An interesting perspective on it thank you for writing it up for me. I haven’t read McCarthys other works so I don’t know the about his views. I do think that the book is highly critical of lawfuless and civilization. The kid goes out into the Mexican desert as a scalp hunter a pseudo legal profession and quickly the gang goes from killing indians to killing Mexicans to killing whomever. I think this shows how thin the veneer of civilization really is.
The kid is a kid and is easily mislead into a life of violence first by the army guy and later by the gang and the judge we never hear his inner monologue so we don’t really know how he feels about what he does. We do know that his heart contains some mercy for the victims of the gang the judge explicitly hunts him down for that mercy.
I see the book a critique/satire of the western genre. I agree it explores and questions the nature evil. But I don’t think it says much about how to tame it.
But didn’t the kid kill someone in a bar fight before he even meets the gang?
You are right I’d forgotten about that. He kills a bartender for slighting him if I recall correctly. Fair enough I suppose judging him as evil for that is a fair take.
The Border Trilogy is fantastic. The first two books are about young men discovering themselves in the west. Book three is a nice coda, bringing them together and closing some threads. Not nearly as violent or bloody as The Road or Blood Meridian.

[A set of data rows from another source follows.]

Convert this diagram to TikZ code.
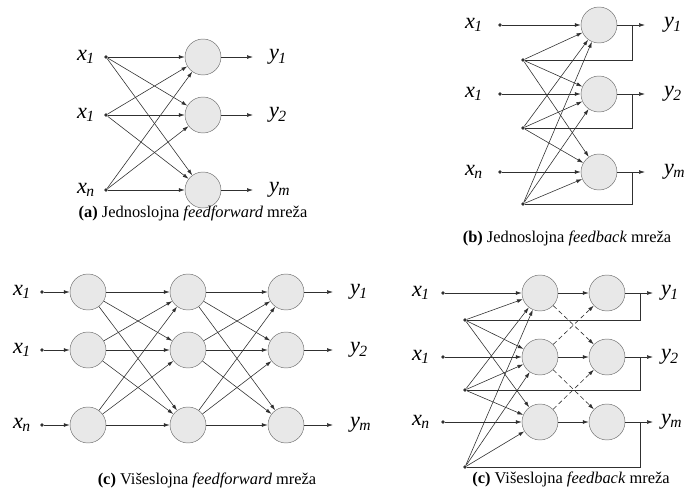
\documentclass[tikz,border=0pt]{standalone}
\usepackage{fontspec}
\setmainfont{Liberation Serif}
\usetikzlibrary{arrows.meta, positioning, calc}
\definecolor{nnline}{HTML}{303030}
\definecolor{nnfill}{HTML}{E8E8E8}
\definecolor{nnedge}{HTML}{6E6E6E}
\newcommand{\vlab}[2]{\textit{#1}\textsubscript{\kern-0.5pt\textit{#2}}}

\begin{document}
\begin{tikzpicture}[x=0.03cm, y=-0.03cm,
  neuron/.style={circle, draw=nnedge, fill=nnfill, minimum size=1.08cm, inner sep=0pt},
  inpt/.style={circle, fill=nnline, inner sep=0pt, minimum size=3.2pt},
  syn/.style={draw=nnline, line width=0.5pt, -{Latex[length=5pt,width=3.2pt]}},
  fb/.style={draw=nnline, line width=0.5pt},
  lab/.style={font=\fontsize{19}{19}\selectfont},
  captext/.style={font=\fontsize{14}{16}\selectfont}]
  \useasboundingbox (0,0) rectangle (693,494);

  % (a) single layer feedforward
  \foreach \i/\y/\s/\t in {1/57/1/1, 2/115/1/2, 3/190/n/m} {
    \node[lab, anchor=east] (ax\i) at (99,\y) {\vlab{x}{\s}};
    \node[inpt] (ai\i) at (106,\y) {};
    \node[neuron] (an\i) at (203,\y) {};
    \coordinate (ao\i) at (253,\y);
    \node[lab, anchor=west] (ay\i) at (265,\y) {\vlab{y}{\t}};
  }
  \foreach \i in {1,2,3} {
    \foreach \j in {1,2,3}
      \draw[syn] (ai\i) -- (an\j);
    \draw[syn] (an\i) -- (ao\i);
  }
  \node[captext] (capa) at (193,213) {\textbf{(a)} Jednoslojna \textit{feedforward} mreža};

  % (b) single layer feedback
  \foreach \i/\y/\h/\s/\t in {1/25/60/1/1, 2/94/128/1/2, 3/172/204/n/m} {
    \node[lab, anchor=east] (bx\i) at (487,\y) {\vlab{x}{\s}};
    \node[inpt] (bi\i) at (500,\y) {};
    \node[inpt] (bh\i) at (523,\h) {};
    \node[neuron] (bn\i) at (599,\y) {};
    \coordinate (bc\i) at (632,\y);
    \coordinate (bo\i) at (645,\y);
    \node[lab, anchor=west] (by\i) at (660,\y) {\vlab{y}{\t}};
  }
  \foreach \i in {1,2,3} {
    \draw[syn] (bi\i) -- (bn\i);
    \draw[syn] (bn\i) -- (bo\i);
    \draw[fb] (bc\i) |- (bh\i);
    \foreach \j in {1,2,3}
      \draw[syn] (bh\i) -- (bn\j);
  }
  \node[captext] (capb) at (567,238) {\textbf{(b)} Jednoslojna \textit{feedback} mreža};

  % (c) multilayer feedforward
  \foreach \i/\y/\s/\t in {1/292/1/1, 2/350/1/2, 3/425/n/m} {
    \node[lab, anchor=east] (cx\i) at (35,\y) {\vlab{x}{\s}};
    \node[inpt] (ci\i) at (42,\y) {};
    \node[neuron] (ca\i) at (88,\y) {};
    \node[neuron] (cb\i) at (188,\y) {};
    \node[neuron] (cc\i) at (286,\y) {};
    \coordinate (co\i) at (333,\y);
    \node[lab, anchor=west] (cy\i) at (346,\y) {\vlab{y}{\t}};
  }
  \foreach \i in {1,2,3} {
    \draw[syn] (ci\i) -- (ca\i);
    \draw[syn] (cc\i) -- (co\i);
    \foreach \j in {1,2,3} {
      \draw[syn] (ca\i) -- (cb\j);
      \draw[syn] (cb\i) -- (cc\j);
    }
  }
  \node[captext] (capc) at (207,480) {\textbf{(c)} Višeslojna \textit{feedforward} mreža};

  % (d) multilayer feedback
  \foreach \i/\y/\h/\s/\t in {1/293/320/1/1, 2/357/390/1/2, 3/422/467/n/m} {
    \node[lab, anchor=east] (dx\i) at (434,\y) {\vlab{x}{\s}};
    \node[inpt] (di\i) at (443,\y) {};
    \node[inpt] (dh\i) at (465,\h) {};
    \node[neuron] (da\i) at (540,\y) {};
    \node[neuron] (db\i) at (607,\y) {};
    \coordinate (dc\i) at (640,\y);
    \coordinate (dout\i) at (653,\y);
    \node[lab, anchor=west] (dy\i) at (657,\y) {\vlab{y}{\t}};
  }
  \foreach \i in {1,2,3} {
    \draw[syn] (di\i) -- (da\i);
    \draw[syn] (da\i) -- (db\i);
    \draw[syn] (db\i) -- (dout\i);
    \draw[fb] (dc\i) |- (dh\i);
    \foreach \j in {1,2,3}
      \draw[syn] (dh\i) -- (da\j);
  }
  \foreach \i/\j in {1/2, 2/1, 2/3, 3/2}
    \draw[syn, dash pattern=on 4pt off 2.5pt] (da\i) -- (db\j);
  \node[captext] (capd) at (571,479) {\textbf{(c)} Višeslojna \textit{feedback} mreža};
\end{tikzpicture}
\end{document}
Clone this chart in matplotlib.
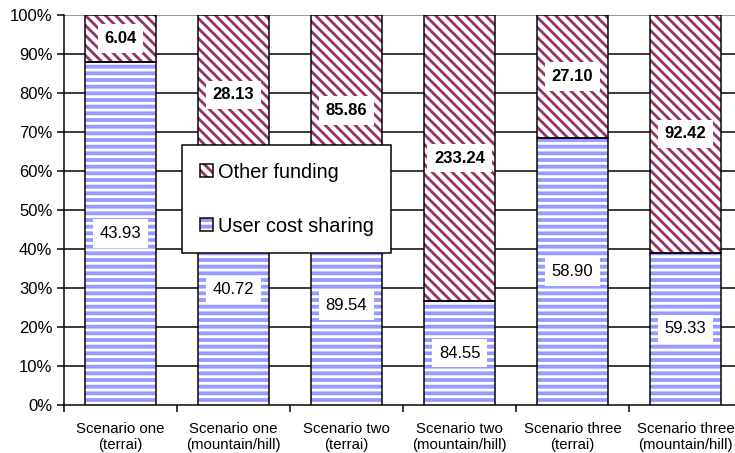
import matplotlib
matplotlib.use("Agg")
import matplotlib.pyplot as plt
from matplotlib.patches import Patch
from matplotlib.legend_handler import HandlerTuple
import numpy as np

plt.rcParams['font.family'] = ['Liberation Sans', 'DejaVu Sans']
plt.rcParams['hatch.linewidth'] = 1.7

categories = ["Scenario one\n(terrai)", "Scenario one\n(mountain/hill)",
              "Scenario two\n(terrai)", "Scenario two\n(mountain/hill)",
              "Scenario three\n(terrai)", "Scenario three\n(mountain/hill)"]
user_cost = [43.93, 40.72, 89.54, 84.55, 58.90, 59.33]
other_funding = [6.04, 28.13, 85.86, 233.24, 27.10, 92.42]
y_ticks = [0, 10, 20, 30, 40, 50, 60, 70, 80, 90, 100]

DPI = 120
W, H = 735, 453
fig = plt.figure(figsize=(W / DPI, H / DPI), dpi=DPI)
ax = fig.add_axes([64 / W, (H - 405) / H, 678 / W, 390 / H])

user = np.array(user_cost)
other = np.array(other_funding)
total = user + other
user_pct = user / total * 100
other_pct = other / total * 100
x = np.arange(len(categories))
width = 0.62

blue = '#9999ff'
maroon = '#993366'
user_hatch = '---'
other_hatch = '\\\\\\\\'

# blue fill with white horizontal stripes
ax.bar(x, user_pct, width, color=blue, edgecolor='white',
       hatch=user_hatch, linewidth=0, zorder=3)
# white fill with maroon diagonal stripes
ax.bar(x, other_pct, width, bottom=user_pct, color='white',
       edgecolor=maroon, hatch=other_hatch, linewidth=0, zorder=3)
# outlines
ax.bar(x, user_pct, width, color='none', edgecolor='black', linewidth=0.9, zorder=4)
ax.bar(x, other_pct, width, bottom=user_pct, color='none', edgecolor='black',
       linewidth=0.9, zorder=4)

for i in range(len(x)):
    ax.text(x[i], user_pct[i] / 2, f"{user[i]:.2f}", ha='center', va='center',
            fontsize=10, zorder=5,
            bbox=dict(facecolor='white', edgecolor='none', pad=4))
    ax.text(x[i], user_pct[i] + other_pct[i] / 2, f"{other[i]:.2f}",
            ha='center', va='center', fontsize=10, fontweight='bold', zorder=5,
            bbox=dict(facecolor='white', edgecolor='none', pad=4))

ax.set_xlim(-0.5, len(x) - 0.5)
ax.set_ylim(0, 100)
ax.set_yticks(y_ticks)
ax.set_yticklabels([f"{v}%" for v in y_ticks], fontsize=10)
for v in y_ticks[1:-1]:
    ax.axhline(v, color='black', linewidth=0.9, zorder=1)
ax.axhline(100, color='#999999', linewidth=1.2, zorder=1)

ax.set_xticks(x)
ax.set_xticklabels(categories, fontsize=9)
ax.tick_params(axis='x', length=0, pad=10)
ax.set_xticks(np.arange(len(x) + 1) - 0.5, minor=True)
ax.tick_params(axis='x', which='minor', length=4, width=0.9, direction='out')
ax.tick_params(axis='y', length=4, width=0.9, direction='out', pad=3)

for s in ['top', 'right']:
    ax.spines[s].set_visible(False)
ax.spines['left'].set_linewidth(0.9)
ax.spines['bottom'].set_linewidth(0.9)

h_other = (Patch(facecolor='white', edgecolor=maroon, hatch=other_hatch, linewidth=0),
           Patch(facecolor='none', edgecolor='black', linewidth=0.9))
h_user = (Patch(facecolor=blue, edgecolor='white', hatch=user_hatch, linewidth=0),
          Patch(facecolor='none', edgecolor='black', linewidth=0.9))
leg = ax.legend([h_other, h_user], ['Other funding', 'User cost sharing'],
                handler_map={tuple: HandlerTuple(ndivide=1, pad=0)},
                loc='upper left', bbox_to_anchor=(182 / W, 1 - 145 / H),
                bbox_transform=fig.transFigure, fontsize=12, frameon=True,
                fancybox=False, framealpha=1, borderpad=0.875, labelspacing=1.75,
                handlelength=0.65, handleheight=0.65, handletextpad=0.25,
                borderaxespad=0)
leg.get_frame().set_edgecolor('black')
leg.get_frame().set_linewidth(0.9)
leg.set_zorder(10)

fig.savefig('out.png', dpi=DPI)
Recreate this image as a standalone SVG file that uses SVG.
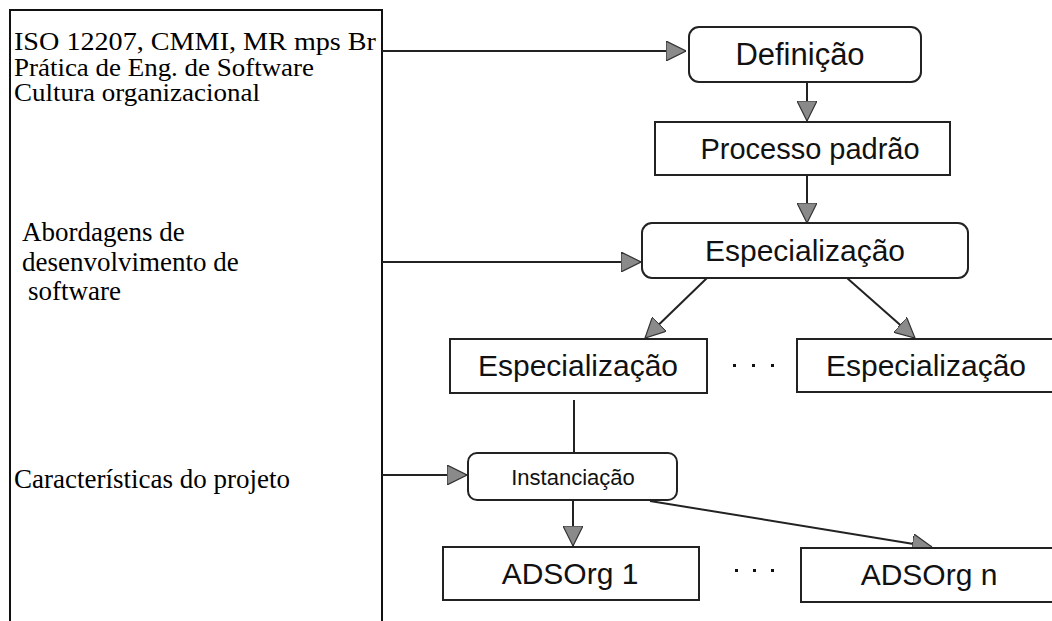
<svg xmlns="http://www.w3.org/2000/svg" width="1052" height="621" viewBox="0 0 1052 621">
<style>
.box{fill:#fff;stroke:#222;stroke-width:2}
.lbl{font-family:"Liberation Sans",Arial,sans-serif;fill:#111;text-anchor:middle}
.src{font-family:"Liberation Serif","Times New Roman",serif;font-size:27px;fill:#000}
.src.top{font-size:25px}
.conn{stroke:#222;stroke-width:2;fill:none}
</style>
<defs>
<marker id="ah" viewBox="0 0 20 20" refX="20" refY="10" markerWidth="20" markerHeight="20" markerUnits="userSpaceOnUse" orient="auto">
<path d="M0,0 L20,10 L0,20 Z" fill="#8a8a8a" stroke="#333" stroke-width="1.2"/>
</marker>
</defs>
<rect width="1052" height="621" fill="#fff"/>
<g id="sources">
<path d="M10,625 V10 H382 V625" fill="none" stroke="#111" stroke-width="2"/>
<text class="src top" x="14" y="50" textLength="362" lengthAdjust="spacingAndGlyphs">ISO 12207, CMMI, MR mps Br</text>
<text class="src top" x="14" y="75.5" textLength="300" lengthAdjust="spacingAndGlyphs">Prática de Eng. de Software</text>
<text class="src top" x="14" y="101" textLength="246" lengthAdjust="spacingAndGlyphs">Cultura organizacional</text>
<text class="src" x="22" y="241">Abordagens de</text>
<text class="src" x="22" y="271">desenvolvimento de</text>
<text class="src" x="28" y="300">software</text>
<text class="src" x="14" y="488">Características do projeto</text>
</g>
<g id="connectors">
<line class="conn" x1="382" y1="51" x2="686" y2="51" marker-end="url(#ah)"/>
<line class="conn" x1="807" y1="82" x2="807" y2="121" marker-end="url(#ah)"/>
<line class="conn" x1="807" y1="175" x2="807" y2="223" marker-end="url(#ah)"/>
<line class="conn" x1="382" y1="262" x2="641" y2="262" marker-end="url(#ah)"/>
<line class="conn" x1="707" y1="278" x2="645" y2="338" marker-end="url(#ah)"/>
<line class="conn" x1="847" y1="278" x2="915" y2="338" marker-end="url(#ah)"/>
<line class="conn" x1="574" y1="400" x2="574" y2="453"/>
<line class="conn" x1="382" y1="475" x2="467" y2="475" marker-end="url(#ah)"/>
<line class="conn" x1="573" y1="500" x2="573" y2="546" marker-end="url(#ah)"/>
<line class="conn" x1="650" y1="501" x2="932" y2="547" marker-end="url(#ah)"/>
</g>
<g id="definicao">
<rect class="box" x="689" y="27" width="232" height="55" rx="10"/>
<text class="lbl" x="800" y="65" font-size="31">Definição</text>
</g>
<g id="processo-padrao">
<rect class="box" x="655" y="122" width="295" height="53"/>
<text class="lbl" x="810" y="159" font-size="29">Processo padrão</text>
</g>
<g id="especializacao-top">
<rect class="box" x="642" y="223" width="326" height="55" rx="10"/>
<text class="lbl" x="805" y="261" font-size="30">Especialização</text>
</g>
<g id="especializacao-1">
<rect class="box" x="450" y="339" width="257" height="54"/>
<text class="lbl" x="578" y="376" font-size="30">Especialização</text>
</g>
<g id="dots-1">
<rect x="733" y="364" width="3" height="3" fill="#111"/>
<rect x="752" y="364" width="3" height="3" fill="#111"/>
<rect x="771" y="364" width="3" height="3" fill="#111"/>
</g>
<g id="especializacao-n">
<rect class="box" x="797" y="339" width="270" height="53"/>
<text class="lbl" x="926" y="376" font-size="30">Especialização</text>
</g>
<g id="instanciacao">
<rect class="box" x="468" y="453" width="209" height="47" rx="9"/>
<text class="lbl" x="573" y="485" font-size="22">Instanciação</text>
</g>
<g id="adsorg-1">
<rect class="box" x="443" y="547" width="256" height="53"/>
<text class="lbl" x="570" y="584" font-size="30">ADSOrg 1</text>
</g>
<g id="dots-2">
<rect x="735" y="569" width="3" height="3" fill="#111"/>
<rect x="753" y="569" width="3" height="3" fill="#111"/>
<rect x="771" y="569" width="3" height="3" fill="#111"/>
</g>
<g id="adsorg-n">
<rect class="box" x="801" y="548" width="270" height="54"/>
<text class="lbl" x="929" y="585" font-size="30">ADSOrg n</text>
</g>
</svg>
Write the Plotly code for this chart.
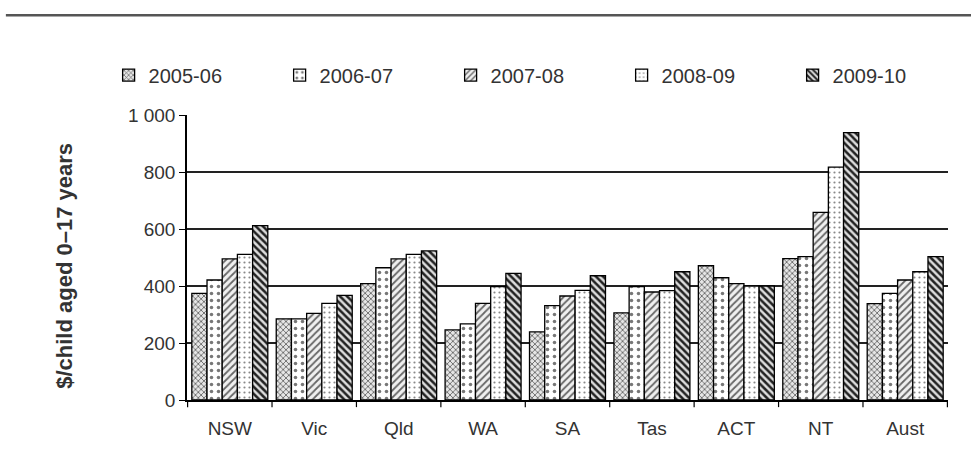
import plotly.graph_objects as go

categories = ["NSW", "Vic", "Qld", "WA", "SA", "Tas", "ACT", "NT", "Aust"]
years = ["2005-06", "2006-07", "2007-08", "2008-09", "2009-10"]
v2005_06 = [374, 285, 408, 246, 239, 306, 471, 496, 338]
v2006_07 = [421, 285, 464, 267, 331, 398, 429, 503, 374]
v2007_08 = [495, 304, 495, 339, 365, 379, 408, 658, 421]
v2008_09 = [511, 339, 511, 398, 385, 384, 400, 817, 450]
v2009_10 = [612, 367, 523, 444, 436, 450, 400, 938, 503]
series = [v2005_06, v2006_07, v2007_08, v2008_09, v2009_10]
y_ticks = [0, 200, 400, 600, 800, 1000]
y_tick_labels = ["0", "200", "400", "600", "800", "1 000"]

styles = [
    dict(shape="x", bgcolor="#e6e6e6", fgcolor="#555555", size=4, solidity=0.35),
    dict(shape=".", bgcolor="white", fgcolor="#777777", size=7, solidity=0.2),
    dict(shape="/", bgcolor="#f0f0f0", fgcolor="#666666", size=5, solidity=0.35),
    dict(shape=".", bgcolor="white", fgcolor="#888888", size=5, solidity=0.15),
    dict(shape="\\", bgcolor="#dddddd", fgcolor="#222222", size=5, solidity=0.5),
]

fig = go.Figure()
for name, vals, st in zip(years, series, styles):
    fig.add_trace(go.Bar(
        x=categories, y=vals, name=name,
        marker=dict(color=st["bgcolor"], line=dict(color="black", width=1.3),
                    pattern=dict(shape=st["shape"], bgcolor=st["bgcolor"],
                                 fgcolor=st["fgcolor"], size=st["size"],
                                 solidity=st["solidity"], fillmode="replace")),
    ))

font_family = "Liberation Sans, Arial, sans-serif"
fig.update_layout(
    width=971, height=468,
    margin=dict(l=187, r=23, t=115, b=68),
    paper_bgcolor="white", plot_bgcolor="white",
    barmode="group", bargap=0.1, bargroupgap=0.0,
    font=dict(family=font_family, size=19, color="#333333"),
    showlegend=True,
    legend=dict(orientation="h", x=-0.103, xanchor="left", y=1.14, yanchor="middle",
                entrywidth=126, entrywidthmode="pixels", traceorder="normal",
                font=dict(size=20, color="#333333"), itemwidth=30),
    xaxis=dict(showline=True, linecolor="black", linewidth=1.5,
               ticks="", showgrid=False, tickfont=dict(size=19),
               ticklabelstandoff=10),
    yaxis=dict(range=[0, 1000], tickvals=y_ticks, ticktext=y_tick_labels,
               showline=True, linecolor="black", linewidth=1.5,
               ticks="outside", ticklen=6, tickcolor="black",
               showgrid=True, gridcolor="#222222", gridwidth=1.5,
               tickfont=dict(size=19)),
    shapes=[dict(type="line", xref="paper", yref="paper", x0=-0.238, x1=1.04,
                 y0=1.35, y1=1.35, line=dict(color="#555555", width=2.5))],
    annotations=[dict(text="<b>$/child aged 0–17 years</b>", xref="paper", yref="paper",
                      x=-0.162, y=0.47, xanchor="center", yanchor="middle",
                      textangle=-90, showarrow=False,
                      font=dict(size=22, color="#333333"))],
)
# category separator ticks on the x axis
for i in range(len(categories) + 1):
    fig.add_shape(type="line", xref="x", yref="paper", x0=i - 0.5, x1=i - 0.5,
                  y0=0, y1=-0.025, line=dict(color="black", width=1.2))

fig.write_html("out.html")
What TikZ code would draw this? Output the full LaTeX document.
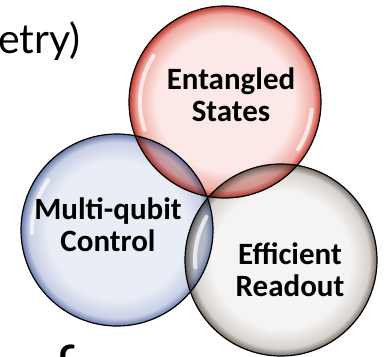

No Country for Old Men is also fantastic. The movie was very faithful, the book is better but in a different way
I do read new stuff, on occasion, but at the moment they are one and the same: the Lord of the Rings trilogy. I just picked it back up and I already noticed something new. At Bilbo’s 111th birthday party, Tolkien describes the dragon firework as passing “like an express train”, which struck me as an odd turn of phrase that I’d never noticed before.
Among my favorites I remember: Gideon the ninth, slavery by another name, worst journey in the world, anything by Ted Chiang, blindsight/echopraxia
Recent reads: little bosses everywhere (excellent), no more tears (also excellent), get in trouble (I really like parts of it but it’s classic Kelly link, super weird and abrupt)
Gideon the Ninth baffled me
The books in that series all seemed to follow the same pattern of something weird, interesting and mysterious happening, having no idea what was going on, spending the whole book getting a slightly better picture of it only for something else totally incomprehensible to happen and the cycle started again. I wanted to like it but I got sick of the antics. Really interesting world though
Yeah it was interesting but honestly I just kind of found Gideon a bit too much on the cringy side of edgy… There was a lot to like but I found a lot of it very grating somehow.
this entire thread makes me sad, i guess there’s no accounting for taste.
I still enjoyed it, I’m just highlighting the bit I wasn’t as keen on. Its purely a subjective opinion on it, I’m not saying the books are objectively bad or anything. Its fine to like different things.